I know two possibilities:
(1) reduce for K times
(2) sort and get the top K

Anybody can tell me which one is better for CUDA? and are there any other efficient algorithms for this?

It depends on the size of K and N. If K is 1 or 2, then running reduction K times will probably win. There may even be a clever way to do two at once by a kind of double-elimination tournament ladder.

A full sort would be overkill for any K or N.

A good first-pass idea is to load/stream say 2000 values through a block and find the top K of all those values, all in shared memory so you do as little global memory access as possible.
Then all blocks merge their top K and you run one more pass to find the best K out of THOSE. This second pass would have a dramatically lower N so it’d be pretty fast. (Possibly you do this step on the CPU).
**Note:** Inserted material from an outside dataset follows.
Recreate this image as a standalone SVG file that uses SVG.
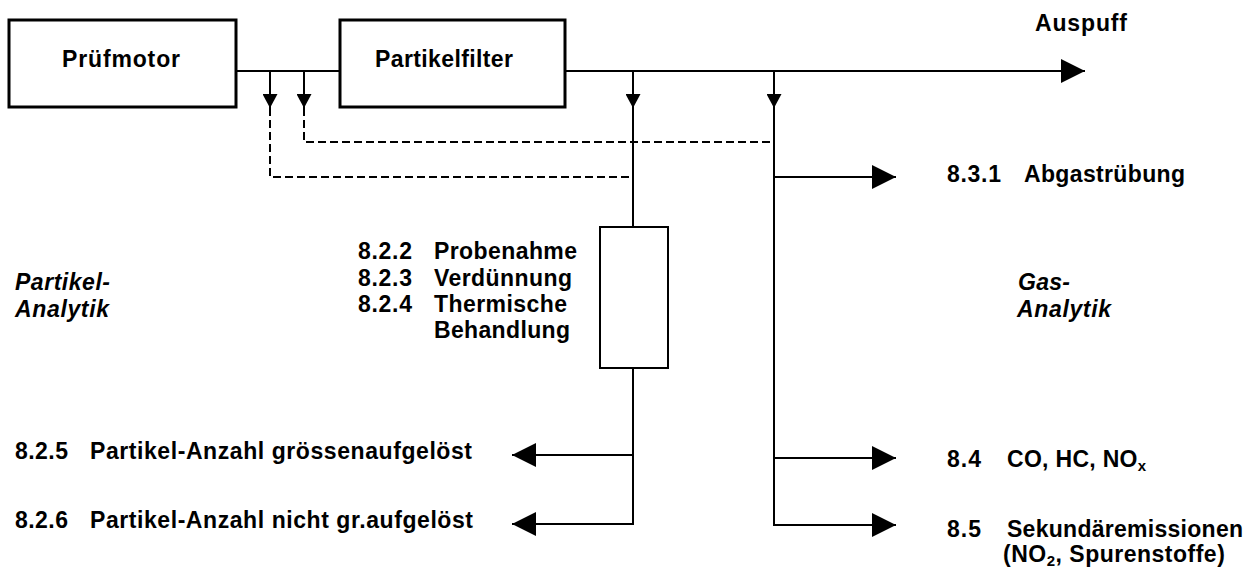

In fact for K=1 you could use atomics to do the voting… cheap since it’s only one value per block in contention.

The general case for identifying the top K values in a list is surprisingly an O(N) algorithm. Basically you proceed like a quicksort. However after you partition into two halves, you don’t need to subpartition both halves… you only need to visit one. The other one will either be all too small (and can be discarded) or all large (and therefore all the values are in the top K and don’t need further discrimination.)